Stored items from a collection:
## start

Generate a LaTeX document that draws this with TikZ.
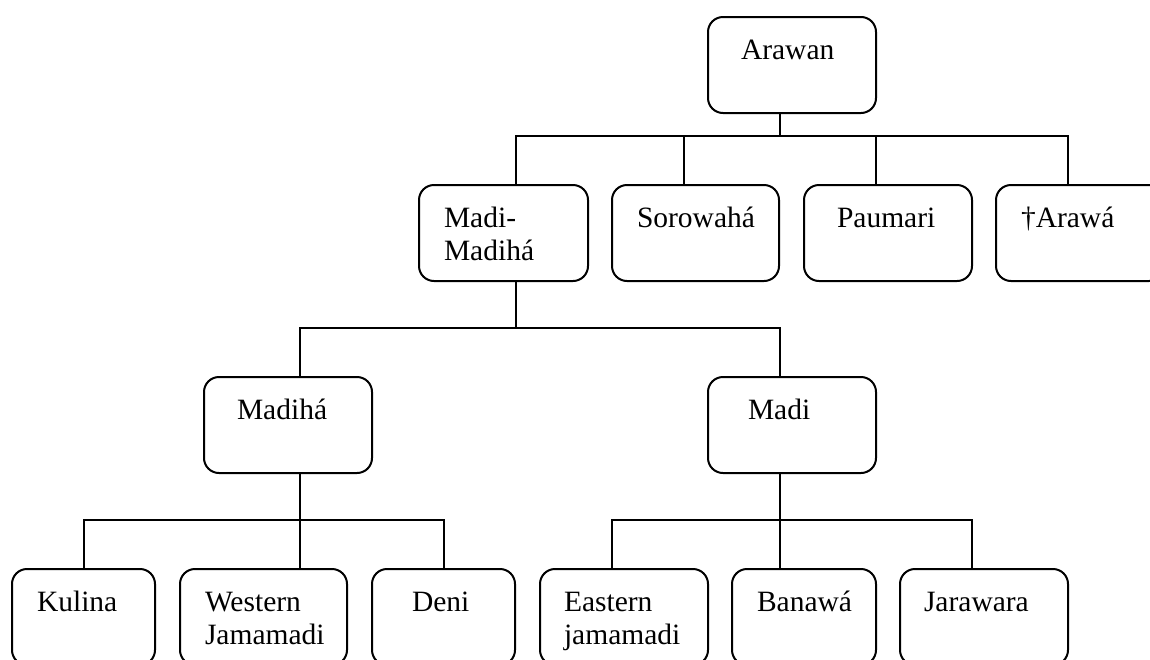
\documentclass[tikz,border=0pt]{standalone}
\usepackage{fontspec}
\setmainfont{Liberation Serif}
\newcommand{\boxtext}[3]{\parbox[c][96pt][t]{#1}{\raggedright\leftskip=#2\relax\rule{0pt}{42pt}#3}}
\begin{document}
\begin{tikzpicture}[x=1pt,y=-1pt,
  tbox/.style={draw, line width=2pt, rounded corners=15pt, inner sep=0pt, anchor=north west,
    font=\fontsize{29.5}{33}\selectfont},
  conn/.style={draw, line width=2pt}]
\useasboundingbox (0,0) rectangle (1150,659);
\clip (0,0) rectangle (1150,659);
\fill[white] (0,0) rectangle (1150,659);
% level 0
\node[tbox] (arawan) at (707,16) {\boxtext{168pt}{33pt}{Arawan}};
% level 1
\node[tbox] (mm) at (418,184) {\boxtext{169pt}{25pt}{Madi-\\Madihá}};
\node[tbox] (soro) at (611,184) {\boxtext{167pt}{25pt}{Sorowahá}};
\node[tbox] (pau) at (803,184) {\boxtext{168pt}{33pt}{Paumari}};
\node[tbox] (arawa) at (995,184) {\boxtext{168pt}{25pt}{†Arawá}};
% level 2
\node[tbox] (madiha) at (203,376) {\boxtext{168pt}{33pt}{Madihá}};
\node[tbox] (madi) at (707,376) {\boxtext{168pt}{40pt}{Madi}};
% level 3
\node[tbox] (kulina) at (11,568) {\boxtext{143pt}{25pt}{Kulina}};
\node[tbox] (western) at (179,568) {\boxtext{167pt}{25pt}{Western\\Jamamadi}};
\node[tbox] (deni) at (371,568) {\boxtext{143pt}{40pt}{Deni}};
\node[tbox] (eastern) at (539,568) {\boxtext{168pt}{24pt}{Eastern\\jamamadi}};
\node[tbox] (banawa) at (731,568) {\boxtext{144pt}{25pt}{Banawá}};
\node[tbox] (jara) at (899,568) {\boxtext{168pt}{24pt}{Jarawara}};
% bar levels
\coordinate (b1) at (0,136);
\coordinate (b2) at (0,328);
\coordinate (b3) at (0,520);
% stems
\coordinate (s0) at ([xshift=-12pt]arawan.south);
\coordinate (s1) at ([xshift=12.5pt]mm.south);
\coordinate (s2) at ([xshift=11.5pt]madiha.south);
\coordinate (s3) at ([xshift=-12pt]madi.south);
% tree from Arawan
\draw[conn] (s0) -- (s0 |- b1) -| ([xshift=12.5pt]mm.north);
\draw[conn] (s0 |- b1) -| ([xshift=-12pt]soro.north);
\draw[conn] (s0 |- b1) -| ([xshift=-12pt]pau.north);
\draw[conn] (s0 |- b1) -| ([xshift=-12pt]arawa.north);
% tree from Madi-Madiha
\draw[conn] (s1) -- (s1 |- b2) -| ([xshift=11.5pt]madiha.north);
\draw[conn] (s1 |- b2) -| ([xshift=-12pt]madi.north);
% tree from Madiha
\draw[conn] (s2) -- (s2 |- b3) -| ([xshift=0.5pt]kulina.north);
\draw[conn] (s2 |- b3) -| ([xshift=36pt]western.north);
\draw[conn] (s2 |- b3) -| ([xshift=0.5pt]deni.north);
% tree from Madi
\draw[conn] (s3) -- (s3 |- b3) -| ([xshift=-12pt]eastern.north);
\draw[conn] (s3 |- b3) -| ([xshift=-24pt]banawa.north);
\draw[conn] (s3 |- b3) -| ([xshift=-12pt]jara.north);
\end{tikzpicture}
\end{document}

## end
## start

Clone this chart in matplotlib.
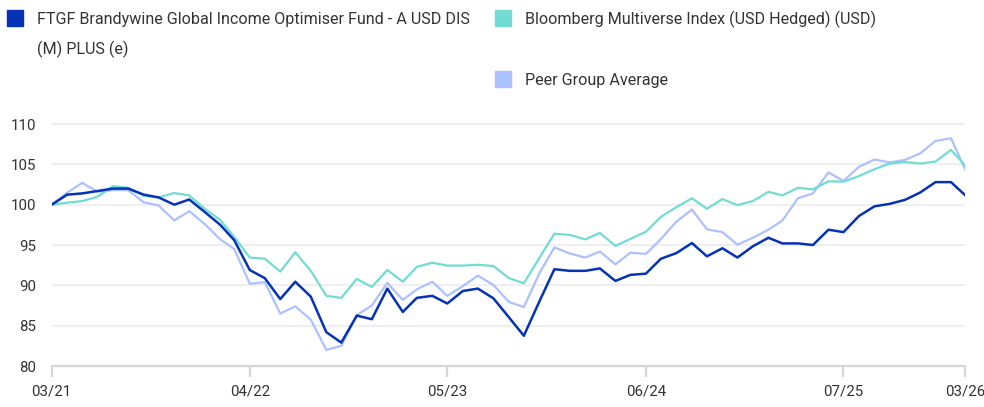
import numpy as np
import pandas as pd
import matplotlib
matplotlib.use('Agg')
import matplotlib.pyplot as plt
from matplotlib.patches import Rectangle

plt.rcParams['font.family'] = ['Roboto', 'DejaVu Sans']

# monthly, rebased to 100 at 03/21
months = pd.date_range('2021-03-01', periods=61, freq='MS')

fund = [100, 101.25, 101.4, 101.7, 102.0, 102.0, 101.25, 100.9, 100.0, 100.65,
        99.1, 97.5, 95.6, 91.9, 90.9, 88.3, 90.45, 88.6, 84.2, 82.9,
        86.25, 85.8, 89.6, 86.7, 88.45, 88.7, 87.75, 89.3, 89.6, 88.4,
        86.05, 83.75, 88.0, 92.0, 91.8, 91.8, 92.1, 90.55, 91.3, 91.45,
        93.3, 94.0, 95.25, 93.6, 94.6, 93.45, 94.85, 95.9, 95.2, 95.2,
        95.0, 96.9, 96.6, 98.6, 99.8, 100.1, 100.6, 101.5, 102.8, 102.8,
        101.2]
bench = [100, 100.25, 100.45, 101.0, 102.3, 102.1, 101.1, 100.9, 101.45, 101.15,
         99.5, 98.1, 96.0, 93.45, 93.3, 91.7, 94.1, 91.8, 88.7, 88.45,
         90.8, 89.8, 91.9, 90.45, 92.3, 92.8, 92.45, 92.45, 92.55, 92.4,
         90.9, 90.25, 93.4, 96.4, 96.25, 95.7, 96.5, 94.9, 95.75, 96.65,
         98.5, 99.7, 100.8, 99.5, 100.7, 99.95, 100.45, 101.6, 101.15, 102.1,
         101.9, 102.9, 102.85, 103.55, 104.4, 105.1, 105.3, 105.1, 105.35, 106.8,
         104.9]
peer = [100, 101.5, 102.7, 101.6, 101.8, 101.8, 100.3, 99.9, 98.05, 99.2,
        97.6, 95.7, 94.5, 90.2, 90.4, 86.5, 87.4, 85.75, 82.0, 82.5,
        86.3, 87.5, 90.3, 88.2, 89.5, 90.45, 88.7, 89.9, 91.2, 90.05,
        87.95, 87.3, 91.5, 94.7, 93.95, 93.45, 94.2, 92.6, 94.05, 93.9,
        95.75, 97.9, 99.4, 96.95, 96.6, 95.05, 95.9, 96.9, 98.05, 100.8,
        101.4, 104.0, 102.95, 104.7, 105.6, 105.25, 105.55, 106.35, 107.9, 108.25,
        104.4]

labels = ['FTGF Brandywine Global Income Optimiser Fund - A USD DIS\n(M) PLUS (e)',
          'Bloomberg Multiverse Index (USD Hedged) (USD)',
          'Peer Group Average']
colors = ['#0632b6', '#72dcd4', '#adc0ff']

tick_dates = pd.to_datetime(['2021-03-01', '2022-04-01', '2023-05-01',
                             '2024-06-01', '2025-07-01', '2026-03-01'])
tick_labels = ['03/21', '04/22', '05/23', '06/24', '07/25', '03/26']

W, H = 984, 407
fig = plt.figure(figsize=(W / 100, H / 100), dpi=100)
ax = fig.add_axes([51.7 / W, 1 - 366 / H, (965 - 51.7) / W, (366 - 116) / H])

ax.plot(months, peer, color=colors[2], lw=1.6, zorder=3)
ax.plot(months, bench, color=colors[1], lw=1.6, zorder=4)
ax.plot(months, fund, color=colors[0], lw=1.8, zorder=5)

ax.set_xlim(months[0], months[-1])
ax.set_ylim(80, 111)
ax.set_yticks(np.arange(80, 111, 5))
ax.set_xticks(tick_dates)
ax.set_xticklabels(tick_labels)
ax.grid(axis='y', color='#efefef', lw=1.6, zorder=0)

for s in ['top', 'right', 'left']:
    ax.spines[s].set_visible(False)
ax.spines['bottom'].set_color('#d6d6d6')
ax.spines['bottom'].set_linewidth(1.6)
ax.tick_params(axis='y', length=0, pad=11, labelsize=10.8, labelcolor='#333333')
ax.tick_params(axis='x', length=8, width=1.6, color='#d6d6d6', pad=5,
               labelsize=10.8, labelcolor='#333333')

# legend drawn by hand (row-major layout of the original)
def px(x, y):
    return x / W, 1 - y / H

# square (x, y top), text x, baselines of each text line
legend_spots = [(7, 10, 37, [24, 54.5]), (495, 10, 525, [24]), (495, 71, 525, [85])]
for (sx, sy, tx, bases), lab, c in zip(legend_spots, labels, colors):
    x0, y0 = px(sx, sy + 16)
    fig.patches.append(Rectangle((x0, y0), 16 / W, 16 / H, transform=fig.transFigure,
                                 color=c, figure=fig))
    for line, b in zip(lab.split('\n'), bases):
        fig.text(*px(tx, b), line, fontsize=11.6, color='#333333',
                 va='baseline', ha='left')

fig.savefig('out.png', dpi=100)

## end
## start

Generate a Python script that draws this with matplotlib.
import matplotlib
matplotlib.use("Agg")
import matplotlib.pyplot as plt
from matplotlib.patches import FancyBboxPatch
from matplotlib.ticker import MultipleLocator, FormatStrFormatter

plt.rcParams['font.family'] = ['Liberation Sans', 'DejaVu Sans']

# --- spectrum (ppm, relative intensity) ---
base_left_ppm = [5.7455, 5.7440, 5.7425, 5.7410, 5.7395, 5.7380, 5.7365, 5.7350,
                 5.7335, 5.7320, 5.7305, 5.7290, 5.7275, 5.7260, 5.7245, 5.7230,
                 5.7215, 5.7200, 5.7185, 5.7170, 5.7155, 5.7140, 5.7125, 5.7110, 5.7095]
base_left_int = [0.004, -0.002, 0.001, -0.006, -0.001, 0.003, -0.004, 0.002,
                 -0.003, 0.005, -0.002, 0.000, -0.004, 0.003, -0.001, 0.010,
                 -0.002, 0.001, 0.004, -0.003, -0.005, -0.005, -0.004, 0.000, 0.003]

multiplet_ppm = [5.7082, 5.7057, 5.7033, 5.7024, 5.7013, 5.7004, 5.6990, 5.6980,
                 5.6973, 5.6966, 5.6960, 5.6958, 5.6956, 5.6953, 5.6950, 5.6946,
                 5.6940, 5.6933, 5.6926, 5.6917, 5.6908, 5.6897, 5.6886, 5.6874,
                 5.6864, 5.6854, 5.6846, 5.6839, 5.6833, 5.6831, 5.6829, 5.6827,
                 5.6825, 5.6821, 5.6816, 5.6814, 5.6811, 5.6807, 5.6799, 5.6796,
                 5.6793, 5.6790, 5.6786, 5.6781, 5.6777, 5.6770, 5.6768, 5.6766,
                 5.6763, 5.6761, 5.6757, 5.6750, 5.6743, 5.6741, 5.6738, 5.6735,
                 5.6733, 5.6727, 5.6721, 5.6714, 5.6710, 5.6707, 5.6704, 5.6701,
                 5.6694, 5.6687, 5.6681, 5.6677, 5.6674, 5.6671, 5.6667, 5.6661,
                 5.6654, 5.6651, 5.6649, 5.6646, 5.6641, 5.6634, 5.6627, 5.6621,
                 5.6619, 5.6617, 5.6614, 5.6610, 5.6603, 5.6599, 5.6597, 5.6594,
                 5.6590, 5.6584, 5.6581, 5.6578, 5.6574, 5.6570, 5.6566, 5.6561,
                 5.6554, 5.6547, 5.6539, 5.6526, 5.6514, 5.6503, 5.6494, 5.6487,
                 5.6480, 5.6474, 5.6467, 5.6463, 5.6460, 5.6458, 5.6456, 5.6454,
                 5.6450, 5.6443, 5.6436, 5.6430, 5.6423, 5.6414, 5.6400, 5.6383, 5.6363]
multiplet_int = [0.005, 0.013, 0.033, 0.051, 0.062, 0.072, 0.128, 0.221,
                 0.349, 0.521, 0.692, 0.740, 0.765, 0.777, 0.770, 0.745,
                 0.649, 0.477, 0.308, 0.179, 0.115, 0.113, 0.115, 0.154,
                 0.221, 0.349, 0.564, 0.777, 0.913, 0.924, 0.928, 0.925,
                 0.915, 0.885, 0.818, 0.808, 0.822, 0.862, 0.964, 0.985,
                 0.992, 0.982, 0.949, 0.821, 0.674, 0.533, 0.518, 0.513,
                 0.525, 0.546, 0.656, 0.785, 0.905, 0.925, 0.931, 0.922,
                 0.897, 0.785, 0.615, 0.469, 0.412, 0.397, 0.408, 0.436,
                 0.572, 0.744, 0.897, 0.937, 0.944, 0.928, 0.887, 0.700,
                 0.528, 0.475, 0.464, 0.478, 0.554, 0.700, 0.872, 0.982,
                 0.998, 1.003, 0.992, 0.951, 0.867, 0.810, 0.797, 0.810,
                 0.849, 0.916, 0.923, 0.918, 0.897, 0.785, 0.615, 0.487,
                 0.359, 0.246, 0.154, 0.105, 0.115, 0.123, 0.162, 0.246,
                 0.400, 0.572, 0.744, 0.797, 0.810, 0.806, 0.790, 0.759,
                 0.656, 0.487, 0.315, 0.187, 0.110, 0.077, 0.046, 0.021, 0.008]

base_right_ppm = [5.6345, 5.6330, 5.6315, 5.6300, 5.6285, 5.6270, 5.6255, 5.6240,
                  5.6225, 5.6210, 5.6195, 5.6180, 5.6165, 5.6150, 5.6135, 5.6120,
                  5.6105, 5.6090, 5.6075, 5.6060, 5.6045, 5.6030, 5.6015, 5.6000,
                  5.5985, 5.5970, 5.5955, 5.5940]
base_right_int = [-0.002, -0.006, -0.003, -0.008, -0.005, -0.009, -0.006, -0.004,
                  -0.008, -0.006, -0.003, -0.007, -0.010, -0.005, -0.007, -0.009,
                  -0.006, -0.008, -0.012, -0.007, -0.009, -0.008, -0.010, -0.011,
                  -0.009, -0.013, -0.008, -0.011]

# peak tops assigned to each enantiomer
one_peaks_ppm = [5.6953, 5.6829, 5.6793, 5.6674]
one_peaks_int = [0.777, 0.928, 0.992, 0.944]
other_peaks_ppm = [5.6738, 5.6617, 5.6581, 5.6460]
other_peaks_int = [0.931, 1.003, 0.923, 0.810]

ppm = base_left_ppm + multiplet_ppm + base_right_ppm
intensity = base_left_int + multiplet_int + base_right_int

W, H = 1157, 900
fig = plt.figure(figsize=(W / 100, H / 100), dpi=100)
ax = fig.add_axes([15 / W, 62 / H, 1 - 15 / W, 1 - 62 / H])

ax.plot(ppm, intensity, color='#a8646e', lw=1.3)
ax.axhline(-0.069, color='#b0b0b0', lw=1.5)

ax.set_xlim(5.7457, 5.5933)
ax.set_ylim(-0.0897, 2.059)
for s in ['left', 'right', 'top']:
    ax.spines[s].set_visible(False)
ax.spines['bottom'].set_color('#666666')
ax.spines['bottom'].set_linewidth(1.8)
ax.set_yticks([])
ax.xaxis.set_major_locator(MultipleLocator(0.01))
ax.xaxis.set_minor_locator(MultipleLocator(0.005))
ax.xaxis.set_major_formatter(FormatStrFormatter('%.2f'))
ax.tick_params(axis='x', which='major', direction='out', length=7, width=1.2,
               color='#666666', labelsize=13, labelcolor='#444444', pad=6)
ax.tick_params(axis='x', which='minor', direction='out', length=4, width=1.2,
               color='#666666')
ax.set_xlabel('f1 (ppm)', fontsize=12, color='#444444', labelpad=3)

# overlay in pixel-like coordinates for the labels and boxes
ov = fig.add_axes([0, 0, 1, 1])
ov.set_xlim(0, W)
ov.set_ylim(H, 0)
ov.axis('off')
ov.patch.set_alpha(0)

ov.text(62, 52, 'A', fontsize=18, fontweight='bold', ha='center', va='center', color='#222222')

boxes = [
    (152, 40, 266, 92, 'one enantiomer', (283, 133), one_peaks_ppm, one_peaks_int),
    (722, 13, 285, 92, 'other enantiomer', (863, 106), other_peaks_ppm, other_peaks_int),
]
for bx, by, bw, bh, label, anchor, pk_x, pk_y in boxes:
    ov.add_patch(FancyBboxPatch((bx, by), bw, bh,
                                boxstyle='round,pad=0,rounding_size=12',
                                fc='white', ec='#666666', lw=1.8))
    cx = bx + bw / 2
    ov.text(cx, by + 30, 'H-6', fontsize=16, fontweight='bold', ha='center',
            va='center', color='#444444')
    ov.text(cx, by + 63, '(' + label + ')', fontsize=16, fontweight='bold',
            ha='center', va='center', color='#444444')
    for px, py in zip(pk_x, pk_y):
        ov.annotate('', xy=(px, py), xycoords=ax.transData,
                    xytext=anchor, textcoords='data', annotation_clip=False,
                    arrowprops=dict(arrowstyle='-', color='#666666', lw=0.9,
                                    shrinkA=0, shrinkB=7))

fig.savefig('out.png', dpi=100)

## end

*Task goal*. Copy word for word only the lines above from the one with "Clone this chart in matplotlib." through the one with "months = pd.date_range('2021-03-01', periods=61, freq='MS')". Leave pictures out.

*Reply*.
Clone this chart in matplotlib.
import numpy as np
import pandas as pd
import matplotlib
matplotlib.use('Agg')
import matplotlib.pyplot as plt
from matplotlib.patches import Rectangle

plt.rcParams['font.family'] = ['Roboto', 'DejaVu Sans']

# monthly, rebased to 100 at 03/21
months = pd.date_range('2021-03-01', periods=61, freq='MS')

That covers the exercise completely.